All lines in the data bearing the string "that" should be identified and copied.

(Source code of charts)
------------------------------------------------------------

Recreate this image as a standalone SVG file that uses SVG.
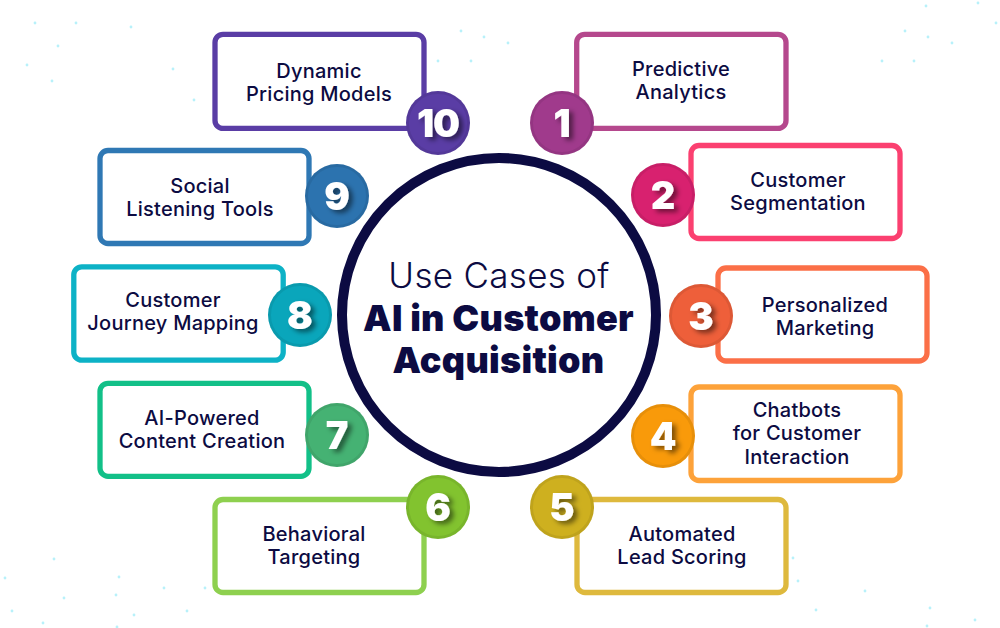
<svg xmlns="http://www.w3.org/2000/svg" width="1000" height="628" viewBox="0 0 1000 628">
<defs>
<filter id="sh" x="-40%" y="-40%" width="200%" height="200%"><feDropShadow dx="4" dy="3" stdDeviation="2.4" flood-color="#000" flood-opacity="0.5"/></filter>
</defs>
<style>
.box{fill:#fff;stroke-width:5.3}
.lbl{font-family:Inter,"Liberation Sans",sans-serif;font-weight:550;font-size:20px;letter-spacing:.25px;fill:#0c0b42;text-anchor:middle}
.num{font-family:Inter,"Liberation Sans",sans-serif;font-weight:900;font-size:38px;fill:#fff;text-anchor:middle;filter:url(#sh)}
.edge{fill:none;stroke:#000;stroke-opacity:.07;stroke-width:3}
.dots circle{fill:#b8f1fa;r:1.4px}
.t1{font-family:Inter,"Liberation Sans",sans-serif;font-weight:300;font-size:35px;letter-spacing:.3px;fill:#0c0b42;text-anchor:middle}
.t2{font-family:Inter,"Liberation Sans",sans-serif;font-weight:900;font-size:36px;letter-spacing:.3px;fill:#0c0b42;text-anchor:middle}
</style>
<rect width="1000" height="628" fill="#fff"/>
<g id="background-dots" class="dots">
<circle cx="35" cy="23"/><circle cx="76" cy="23"/><circle cx="131" cy="27"/><circle cx="58" cy="46"/><circle cx="27" cy="65"/><circle cx="52" cy="81"/><circle cx="173" cy="69"/><circle cx="194" cy="100"/>
<circle cx="461" cy="31"/><circle cx="484" cy="37"/><circle cx="508" cy="43"/><circle cx="438" cy="61"/><circle cx="471" cy="61"/>
<circle cx="926" cy="6"/><circle cx="978" cy="3"/><circle cx="905" cy="31"/><circle cx="928" cy="37"/><circle cx="952" cy="43"/><circle cx="882" cy="61"/><circle cx="914" cy="61"/><circle cx="996" cy="23"/>
<circle cx="54" cy="559"/><circle cx="5" cy="578"/><circle cx="119" cy="577"/><circle cx="116" cy="595"/><circle cx="64" cy="598"/><circle cx="164" cy="588"/><circle cx="205" cy="588"/><circle cx="12" cy="611"/><circle cx="43" cy="623"/><circle cx="134" cy="615"/><circle cx="187" cy="611"/><circle cx="117" cy="627"/>
<circle cx="793" cy="558"/><circle cx="798" cy="581"/><circle cx="865" cy="591"/><circle cx="816" cy="610"/><circle cx="930" cy="608"/><circle cx="975" cy="620"/><circle cx="927" cy="626"/>
</g>
<g id="connectors"/>
<g id="center"><circle cx="499" cy="315" r="157" fill="#fff" stroke="#0c0b42" stroke-width="10"/>
<text class="t1" x="499" y="288">Use Cases of</text>
<text class="t2" x="498.500" y="331">AI in Customer</text>
<text class="t2" x="498.500" y="373">Acquisition</text></g>
<g id="node-1"><rect class="box" x="576.700" y="34.400" width="209.300" height="94" rx="8" stroke="#b5488d"/><circle cx="562" cy="123" r="32" fill="#a03a8c"/><circle class="edge" cx="562" cy="123" r="30.500"/><text class="num" x="562" y="137">1</text><text class="lbl" x="681" y="76">Predictive</text><text class="lbl" x="681" y="99">Analytics</text></g>
<g id="node-2"><rect class="box" x="691" y="145.500" width="209" height="93" rx="8" stroke="#fb4070"/><circle cx="663" cy="195" r="32" fill="#d8216f"/><circle class="edge" cx="663" cy="195" r="30.500"/><text class="num" x="663" y="209">2</text><text class="lbl" x="798" y="187">Customer</text><text class="lbl" x="798" y="210">Segmentation</text></g>
<g id="node-3"><rect class="box" x="718" y="268" width="209" height="93" rx="8" stroke="#fb6f47"/><circle cx="701" cy="316" r="32" fill="#ee5f3a"/><circle class="edge" cx="701" cy="316" r="30.500"/><text class="num" x="701" y="330">3</text><text class="lbl" x="825" y="312">Personalized</text><text class="lbl" x="825" y="335">Marketing</text></g>
<g id="node-4"><rect class="box" x="691" y="387" width="209" height="93.500" rx="8" stroke="#fda23a"/><circle cx="663" cy="436" r="32" fill="#f99a0a"/><circle class="edge" cx="663" cy="436" r="30.500"/><text class="num" x="663" y="450">4</text><text class="lbl" x="797" y="417">Chatbots</text><text class="lbl" x="797" y="440">for Customer</text><text class="lbl" x="797" y="464">Interaction</text></g>
<g id="node-5"><rect class="box" x="577" y="499.500" width="209" height="93" rx="8" stroke="#deb93d"/><circle cx="562" cy="507" r="32" fill="#ceb01f"/><circle class="edge" cx="562" cy="507" r="30.500"/><text class="num" x="562" y="521">5</text><text class="lbl" x="682" y="541">Automated</text><text class="lbl" x="682" y="564">Lead Scoring</text></g>
<g id="node-6"><rect class="box" x="215" y="499.500" width="209" height="93" rx="8" stroke="#8ed04f"/><circle cx="438" cy="507" r="32" fill="#82c32f"/><circle class="edge" cx="438" cy="507" r="30.500"/><text class="num" x="438" y="521">6</text><text class="lbl" x="314" y="541">Behavioral</text><text class="lbl" x="314" y="564">Targeting</text></g>
<g id="node-7"><rect class="box" x="100" y="383.300" width="209" height="93" rx="8" stroke="#12c088"/><circle cx="337" cy="435" r="32" fill="#45b273"/><circle class="edge" cx="337" cy="435" r="30.500"/><text class="num" x="337" y="449">7</text><text class="lbl" x="202" y="425">AI-Powered</text><text class="lbl" x="202" y="448">Content Creation</text></g>
<g id="node-8"><rect class="box" x="73.800" y="266.800" width="209.400" height="93.400" rx="8" stroke="#0db2c6"/><circle cx="300" cy="315" r="32" fill="#0aa6bb"/><circle class="edge" cx="300" cy="315" r="30.500"/><text class="num" x="300" y="329">8</text><text class="lbl" x="173" y="307">Customer</text><text class="lbl" x="173" y="330">Journey Mapping</text></g>
<g id="node-9"><rect class="box" x="100" y="150.500" width="209" height="93" rx="8" stroke="#2f78b4"/><circle cx="337" cy="196" r="32" fill="#2c73af"/><circle class="edge" cx="337" cy="196" r="30.500"/><text class="num" x="337" y="210">9</text><text class="lbl" x="200" y="193">Social</text><text class="lbl" x="200" y="216">Listening Tools</text></g>
<g id="node-10"><rect class="box" x="215" y="34.400" width="209" height="94" rx="8" stroke="#5a3da5"/><circle cx="438" cy="123" r="32" fill="#5a3da5"/><circle class="edge" cx="438" cy="123" r="30.500"/><text class="num" x="438" y="137" style="letter-spacing:-1px">10</text><text class="lbl" x="319" y="78">Dynamic</text><text class="lbl" x="319" y="101">Pricing Models</text></g>
</svg>
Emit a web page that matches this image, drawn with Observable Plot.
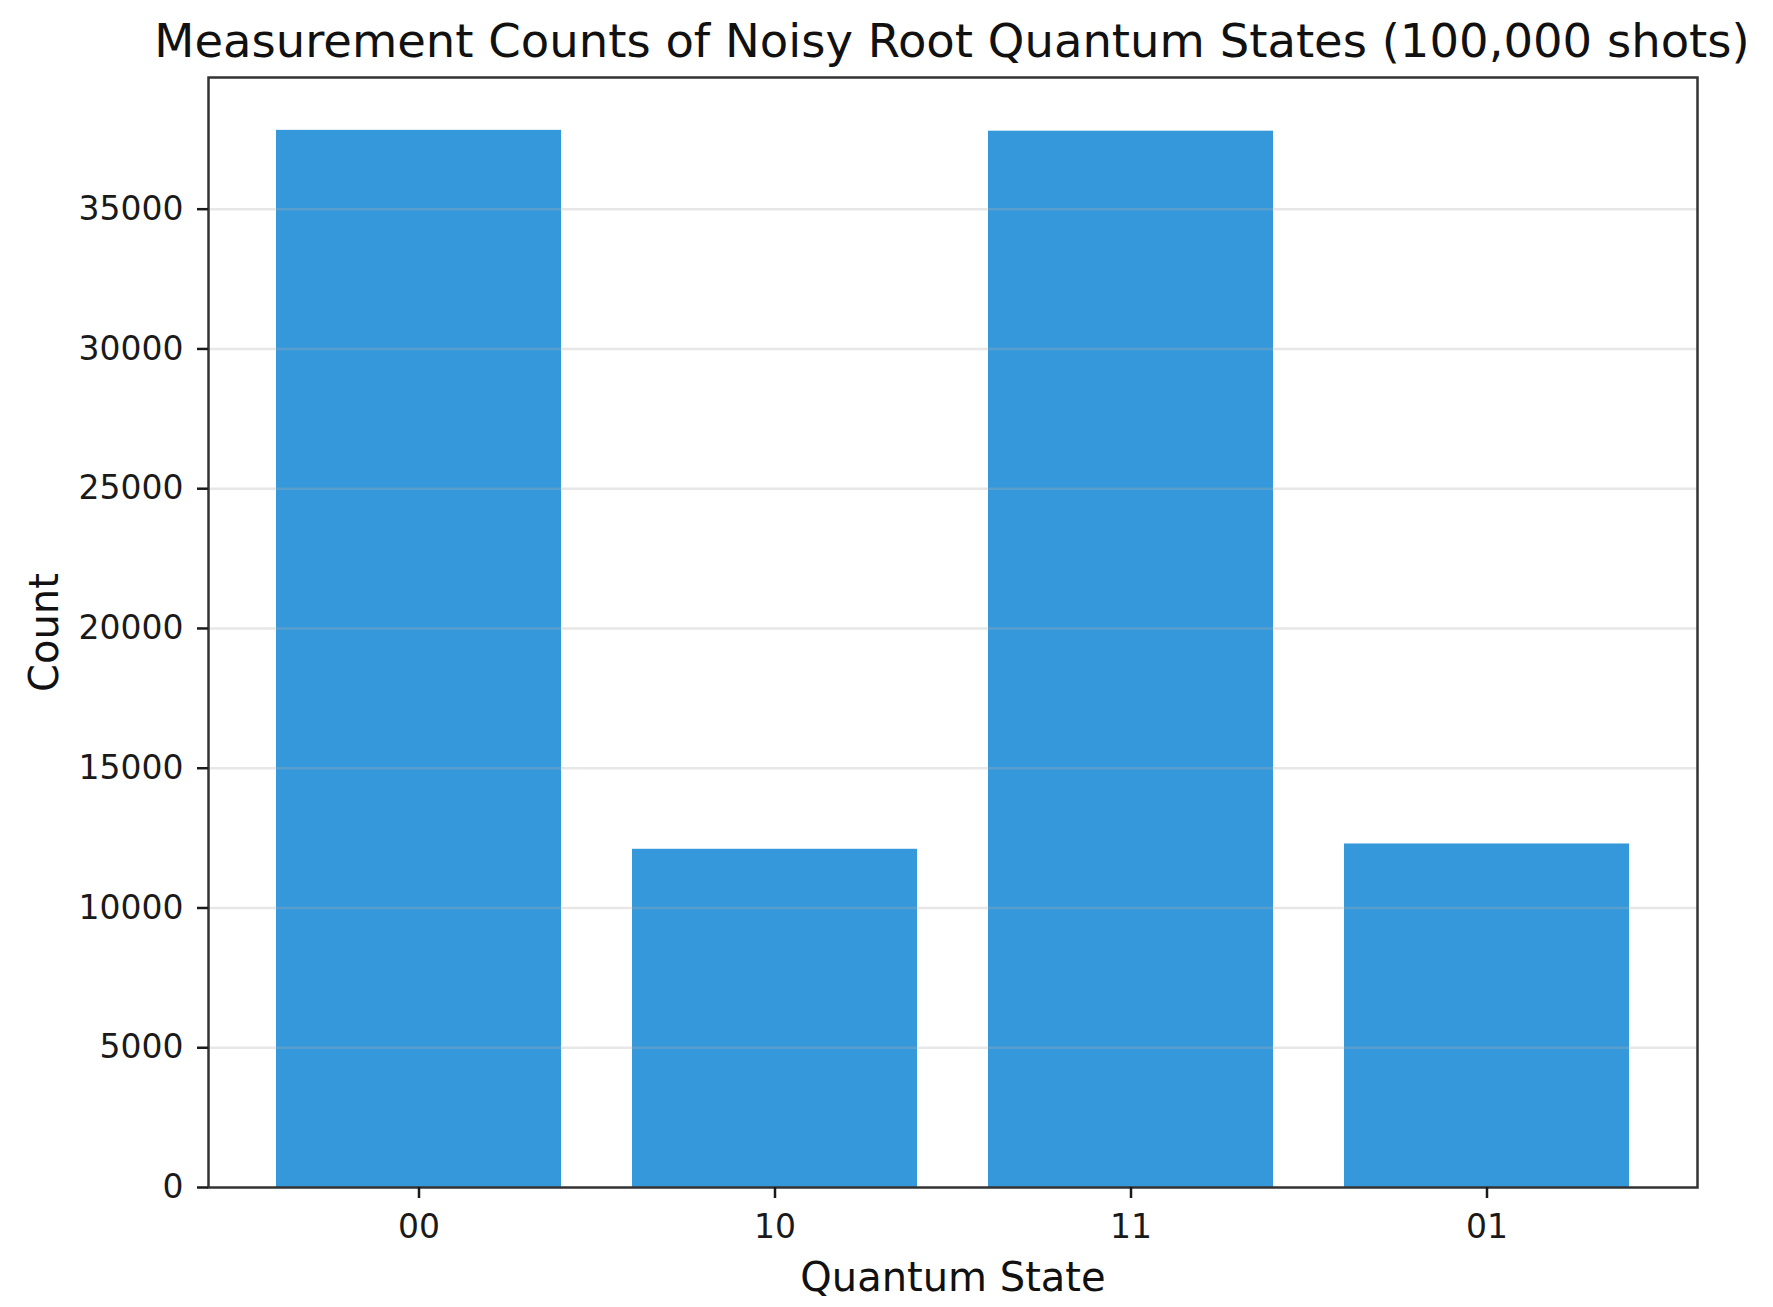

------------------------------------------------------------

Solved problem:
Recreate this image as a standalone SVG file that uses SVG.
Emit a web page that matches this image, drawn with Observable Plot.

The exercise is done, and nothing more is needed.